Yer İstiklal Mahallesi İstiklal İlkokulu. Rahmetli babam (Nurettin YILMAZ/Aşba) beni elimden tutup da ilkokul kaydımı yaptırdığı okuldu burası. İlk dersimiz için bir sınıfta sıralara oturduk. Herkes gibi. Heyecanla gelecek olan ilk öğretmenimizin gelmesini bekliyoruz derken kapı açıldı ve içeri girdi ilk öğretmenim NİHAT BARUT (Bedia).
Aynı zamanda rahmetli babamın da arkadaşıydı kendisi. Önceleri amca dediğim görüp saydığım Nihat amca benim artık ilk öğretmenimdi.
Bu hayatta ne öğrendiysem, ne biliyorsam her şeyin ilkini ve temelini ailemden sonra ondan öğrendim-öğrendik sınıf arkadaşlarımla.
Zamanla (1976) Adapazarı’ndan İzmit’e gitmemize rağmen fırsat buldukça ve aklıma geldikçe yeni öğrencilerine ders verdiği sınıflardaki sıralarda oturduğum zamanlar oldu. Çok mutlu olur ama pek belli etmezdi. İlk gündeki gibi ilk ve değişmeyen hitabı Yılmaz derdi hep. Adımı hiç söylemezdi ama ben bilirdim niye söylemediğini…
Daha o yaşlarda bile şu anki yaşamıma bile dokunmuşluğu vardı:
- Kulağımda oluşan rahatsızlığımı farkedip büyüklerime haber vermesi bile olma sebeplerimdendir. (bir dizi operasyonlar geçirdim kulağımdan)

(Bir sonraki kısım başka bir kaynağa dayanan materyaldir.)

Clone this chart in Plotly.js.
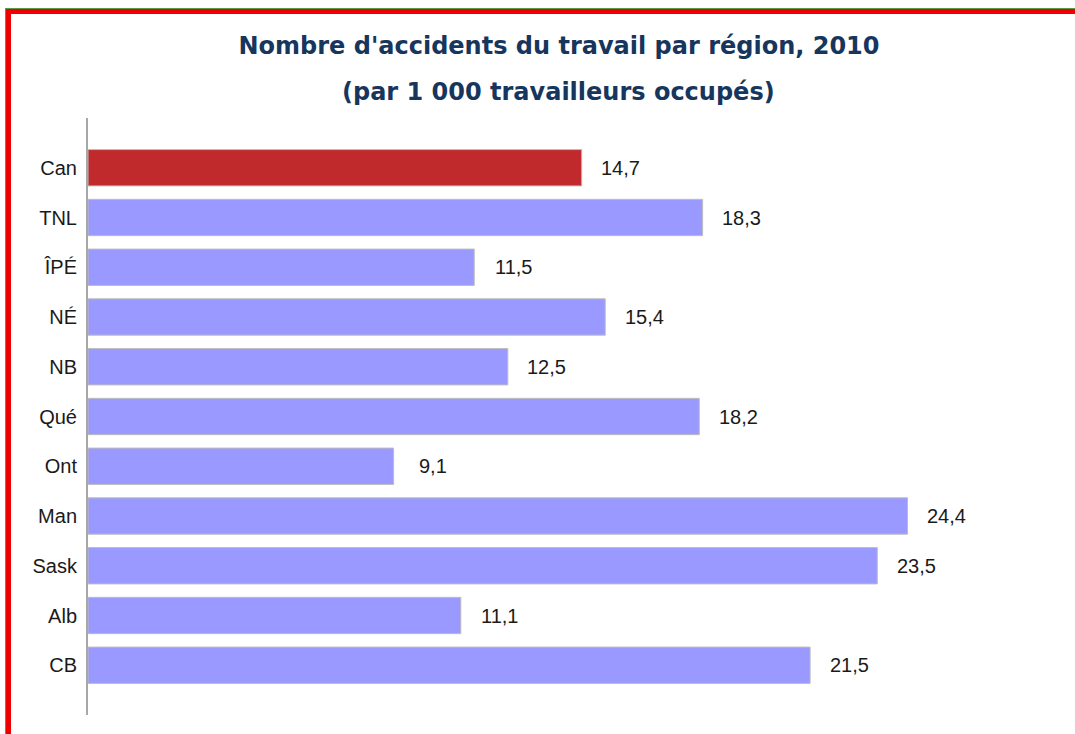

- O zamanlar öğretmen okulu imtihanlarına girmem için izin aldığını babamdan öğrenmiştim. Gerçi başarılı olamamıştım.
Bu yazmaya çalıştıklarım bir anda aklıma gelenler aslında.
Ne zaman karşılaşsak yanına gider ellerinden öperdim. Her defasında neler yaptığımın adeta raporunu isterdi (çok hoşuma giderdi). Okul yaşantımın pek olmadığını ama çocukluğumdan beri merakım olan basın sektöründe olduğumu söylediğim gün ne kadar sevindiği gözlerimin önündedir hala.
O zaman bir ilki daha yaşatmıştı bana, tepkisini yüzüne verdiği tebessümü görmüştüm.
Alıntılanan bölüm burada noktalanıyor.